If you’ve followed my other blog posts, you’ll know I’ve been tracking time in my planner to get a better sense for where I spend my time and how much I can actually get done versus what I think I can. The other thing I’m doing, after I do my morning pages and meditate, is to write down the quote or message to myself for the day (thus the message above).

For the quote, I pick whatever comes up in my morning routine as a message to my future self (if I ever look back on these pages) to remind myself of what I was struggling with that day. I like today’s message, because it also pulls in the growth mindset Carol Dweck describes in her book.
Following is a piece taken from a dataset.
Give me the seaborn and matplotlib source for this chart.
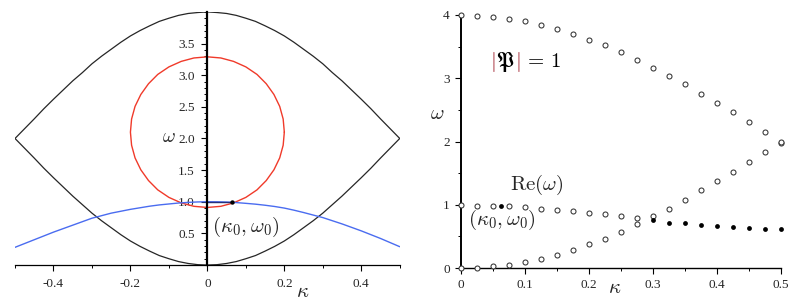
import numpy as np
import seaborn as sns
import matplotlib.pyplot as plt
import matplotlib.patheffects as pe
from matplotlib.ticker import MultipleLocator

# ---- left panel: curves ----
kappa_l = [-0.5, -0.475, -0.45, -0.425, -0.4, -0.375, -0.35, -0.325, -0.3, -0.275,
           -0.25, -0.225, -0.2, -0.175, -0.15, -0.125, -0.1, -0.075, -0.05, -0.025, 0.0,
           0.025, 0.05, 0.075, 0.1, 0.125, 0.15, 0.175, 0.2, 0.225, 0.25,
           0.275, 0.3, 0.325, 0.35, 0.375, 0.4, 0.425, 0.45, 0.475, 0.5]
upper_l = [2.0, 2.155, 2.31, 2.47, 2.62, 2.765, 2.91, 3.04, 3.18, 3.30,
           3.41, 3.52, 3.62, 3.705, 3.78, 3.85, 3.90, 3.945, 3.975, 3.99, 4.0,
           3.99, 3.975, 3.945, 3.90, 3.85, 3.78, 3.705, 3.62, 3.52, 3.41,
           3.30, 3.18, 3.04, 2.91, 2.765, 2.62, 2.47, 2.31, 2.155, 2.0]
lower_l = [2.0, 1.845, 1.69, 1.53, 1.38, 1.235, 1.09, 0.955, 0.82, 0.70,
           0.59, 0.48, 0.38, 0.295, 0.22, 0.15, 0.10, 0.055, 0.025, 0.006, 0.0,
           0.006, 0.025, 0.055, 0.10, 0.15, 0.22, 0.295, 0.38, 0.48, 0.59,
           0.70, 0.82, 0.955, 1.09, 1.235, 1.38, 1.53, 1.69, 1.845, 2.0]
blue_l = [0.28, 0.34, 0.40, 0.46, 0.52, 0.575, 0.63, 0.685, 0.74, 0.78,
          0.82, 0.85, 0.88, 0.905, 0.93, 0.95, 0.965, 0.98, 0.99, 0.997, 1.0,
          0.999, 0.995, 0.987, 0.975, 0.962, 0.945, 0.925, 0.90, 0.867, 0.83,
          0.79, 0.75, 0.70, 0.65, 0.595, 0.54, 0.48, 0.42, 0.355, 0.29]

# red |P| = 1 contour
circle_k = [0.2, 0.197, 0.188, 0.173, 0.153, 0.129, 0.1, 0.068, 0.035, 0.0,
            -0.035, -0.068, -0.1, -0.129, -0.153, -0.173, -0.188, -0.197, -0.2,
            -0.197, -0.188, -0.173, -0.153, -0.129, -0.1, -0.068, -0.035, 0.0,
            0.035, 0.068, 0.1, 0.129, 0.153, 0.173, 0.188, 0.197, 0.2]
circle_w = [2.1, 2.307, 2.507, 2.695, 2.865, 3.012, 3.131, 3.218, 3.272, 3.29,
            3.272, 3.218, 3.131, 3.012, 2.865, 2.695, 2.507, 2.307, 2.1,
            1.893, 1.693, 1.505, 1.335, 1.188, 1.069, 0.982, 0.928, 0.91,
            0.928, 0.982, 1.069, 1.188, 1.335, 1.505, 1.693, 1.893, 2.1]

kappa0_l, omega0_l = 0.065, 1.0

# ---- right panel: sampled points ----
kappa_r = [0.0, 0.025, 0.05, 0.075, 0.1, 0.125, 0.15, 0.175, 0.2, 0.225, 0.25,
           0.275, 0.3, 0.325, 0.35, 0.375, 0.4, 0.425, 0.45, 0.475, 0.5]
upper_r = [4.0, 3.99, 3.96, 3.93, 3.90, 3.84, 3.78, 3.70, 3.61, 3.52, 3.41,
           3.29, 3.16, 3.04, 2.91, 2.75, 2.61, 2.46, 2.31, 2.15, 1.98]
lower_r = [0.0, 0.0, 0.03, 0.05, 0.09, 0.15, 0.21, 0.28, 0.38, 0.465, 0.57,
           0.70, 0.82, 0.94, 1.07, 1.23, 1.37, 1.52, 1.68, 1.83, 2.0]
mid_open_k = [0.0, 0.025, 0.05, 0.075, 0.1, 0.125, 0.15, 0.175, 0.2, 0.225, 0.25, 0.275]
mid_open_w = [1.0, 0.98, 0.98, 0.98, 0.96, 0.93, 0.92, 0.90, 0.876, 0.85, 0.82, 0.786]
mid_fill_k = [0.3, 0.325, 0.35, 0.375, 0.4, 0.425, 0.45, 0.475, 0.5]
mid_fill_w = [0.755, 0.72, 0.71, 0.68, 0.665, 0.65, 0.633, 0.61, 0.61]
kappa0_r, omega0_r = 0.063, 0.98

xt_l = [-0.4, -0.2, 0.0, 0.2, 0.4]
xt_l_lab = ['-0.4', '-0.2', '0', '0.2', '0.4']
yt_l = [0.5, 1.0, 1.5, 2.0, 2.5, 3.0, 3.5]
yt_l_lab = ['0.5', '1.0', '1.5', '2.0', '2.5', '3.0', '3.5']
xt_r = [0.0, 0.1, 0.2, 0.3, 0.4, 0.5]
xt_r_lab = ['0', '0.1', '0.2', '0.3', '0.4', '0.5']
yt_r = [0, 1, 2, 3, 4]
yt_r_lab = ['0', '1', '2', '3', '4']

sns.set_theme(style='ticks')
plt.rcParams['font.family'] = ['Liberation Serif', 'DejaVu Serif']
plt.rcParams['mathtext.fontset'] = 'cm'
plt.rcParams['axes.unicode_minus'] = False

fig = plt.figure(figsize=(7.9, 3.05), dpi=100)
ax1 = fig.add_axes([0.019, 0.131, 0.487, 0.830])
ax2 = fig.add_axes([0.5835, 0.121, 0.405, 0.830])

# left
sns.lineplot(x=kappa_l, y=upper_l, ax=ax1, color='#262626', lw=0.9, sort=False, estimator=None)
sns.lineplot(x=kappa_l, y=lower_l, ax=ax1, color='#262626', lw=0.9, sort=False, estimator=None)
sns.lineplot(x=circle_k, y=circle_w, ax=ax1, color='#f03a2a', lw=1.0, sort=False, estimator=None)
sns.lineplot(x=kappa_l, y=blue_l, ax=ax1, color='#4a6cf0', lw=1.0, sort=False, estimator=None)
ax1.plot([0, kappa0_l], [omega0_l, omega0_l], color='#26307a', lw=1.0)
sns.scatterplot(x=[kappa0_l], y=[omega0_l], ax=ax1, color='black', s=10, linewidth=0, zorder=5)

ax1.set_xlim(-0.5, 0.5)
ax1.set_ylim(0, 4)
sns.despine(ax=ax1)
ax1.spines['left'].set_position(('data', 0))
ax1.spines['left'].set_linewidth(1.6)
ax1.spines['bottom'].set_linewidth(0.9)
for s in ['left', 'bottom']:
    ax1.spines[s].set_color('black')
ax1.set_xticks(xt_l)
ax1.set_xticklabels(xt_l_lab)
ax1.set_yticks(yt_l)
ax1.set_yticklabels(yt_l_lab)
ax1.xaxis.set_minor_locator(MultipleLocator(0.1))
ax1.yaxis.set_minor_locator(MultipleLocator(0.1))
ax1.tick_params(which='major', length=4, width=0.8, labelsize=9.5, pad=5, color='black')
ax1.tick_params(which='minor', length=2.5, width=0.7, color='black')
ax1.text(-0.1, 2.01, r'$\omega$', fontsize=14, ha='center', va='center')
ax1.text(0.247, -0.44, r'$\kappa$', fontsize=15, ha='center', va='center', clip_on=False)
ax1.text(0.013, 0.60, r'$(\kappa_0,\omega_0)$', fontsize=15, ha='left', va='center')
ax1.set_xlabel('')
ax1.set_ylabel('')

# right
open_kw = dict(facecolor='white', edgecolor='#333333', s=13, linewidth=0.75, clip_on=False, zorder=4)
fill_kw = dict(color='black', s=12, linewidth=0, clip_on=False, zorder=4)
sns.scatterplot(x=kappa_r, y=upper_r, ax=ax2, **open_kw)
sns.scatterplot(x=kappa_r, y=lower_r, ax=ax2, **open_kw)
sns.scatterplot(x=mid_open_k, y=mid_open_w, ax=ax2, **open_kw)
sns.scatterplot(x=mid_fill_k, y=mid_fill_w, ax=ax2, **fill_kw)
sns.scatterplot(x=[kappa0_r], y=[omega0_r], ax=ax2, **fill_kw)

ax2.set_xlim(0, 0.5)
ax2.set_ylim(0, 4)
sns.despine(ax=ax2)
ax2.spines['left'].set_linewidth(1.4)
ax2.spines['bottom'].set_linewidth(1.0)
for s in ['left', 'bottom']:
    ax2.spines[s].set_color('black')
ax2.set_xticks(xt_r)
ax2.set_xticklabels(xt_r_lab)
ax2.set_yticks(yt_r)
ax2.set_yticklabels(yt_r_lab)
ax2.xaxis.set_minor_locator(MultipleLocator(0.05))
ax2.yaxis.set_minor_locator(MultipleLocator(0.5))
ax2.tick_params(which='major', length=4, width=0.8, labelsize=9.5, pad=4, color='black')
ax2.tick_params(which='minor', length=2.5, width=0.7, color='black')
ax2.set_xlabel('')
ax2.set_ylabel('')
ax2.text(-0.0375, 2.42, r'$\omega$', fontsize=15, ha='center', va='center', clip_on=False)
ax2.text(0.24, -0.32, r'$\kappa$', fontsize=15, ha='center', va='center', clip_on=False)
ax2.text(0.011, 0.76, r'$(\kappa_0,\omega_0)$', fontsize=15, ha='left', va='center')
ax2.text(0.077, 1.31, r'$\mathrm{Re}(\omega)$', fontsize=15, ha='left', va='center')

# |P| = 1 with dark red bars, built piece by piece
bar_red = '#a0202e'
tx, ty = 0.045, 3.18
kw = dict(fontsize=15, ha='left', va='baseline')
fig.canvas.draw()
renderer = fig.canvas.get_renderer()
pieces = [(r'$|$', bar_red), (r'$\mathfrak{P}$', 'black'), (r'$|$', bar_red), (r'$\,=\,1$', 'black')]
offset = 0.0
for s, c in pieces:
    t = ax2.annotate(s, xy=(tx, ty), xycoords='data', xytext=(offset, 0),
                     textcoords='offset points', color=c, **kw)
    offset += t.get_window_extent(renderer).width * 72 / fig.dpi + 0.6

fig.savefig('out.png', dpi=100)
And I want the growth mindset. It’s how I will continue to grow and learn. (Although I don’t know that I’ll avoid the “get off my lawn” mentality.)

Speaking of growing, my library of notebooks and fun planners I want to buy is growing, but I need to slow down and wait to see what works and what doesn’t first. I also wondered if I’m doing it for a dopamine hit of getting a shiny new thing to play with. But I really want that other planner I saw for half off and it’s so pretty… I’ll use it, right?

Maybe. Maybe not.

Since finishing the Write-Better-Faster class, I find myself categorizing my behavior. For example, I know that getting that planner feeds part of my need for shiny, but also feeds my Input strength (wants to know all the things) and my Restorative strength (wants to fine turn and ‘solve’ the problem). Playing with a different layout will capture those two strengths, but it won’t necessarily solve the problem.

Sure, it’ll tell me that it works or doesn’t work, which is learning something (hello, Learner strength #9), but I’ve not put in enough time right now to make that judgment call. And if it is for the dopamine hit, then I need to figure out why that keeps coming up and address the root issue. Or issues. Either way, I see some interesting morning messages coming in my future.

I’ve not bought that planner, even if I’ve looked at it several times over the past two days. Instead, I’m playing around with creating my own planning template in Canva, because I just can’t seem to help myself. I need to find a new obsession, stat, before I bury myself in products.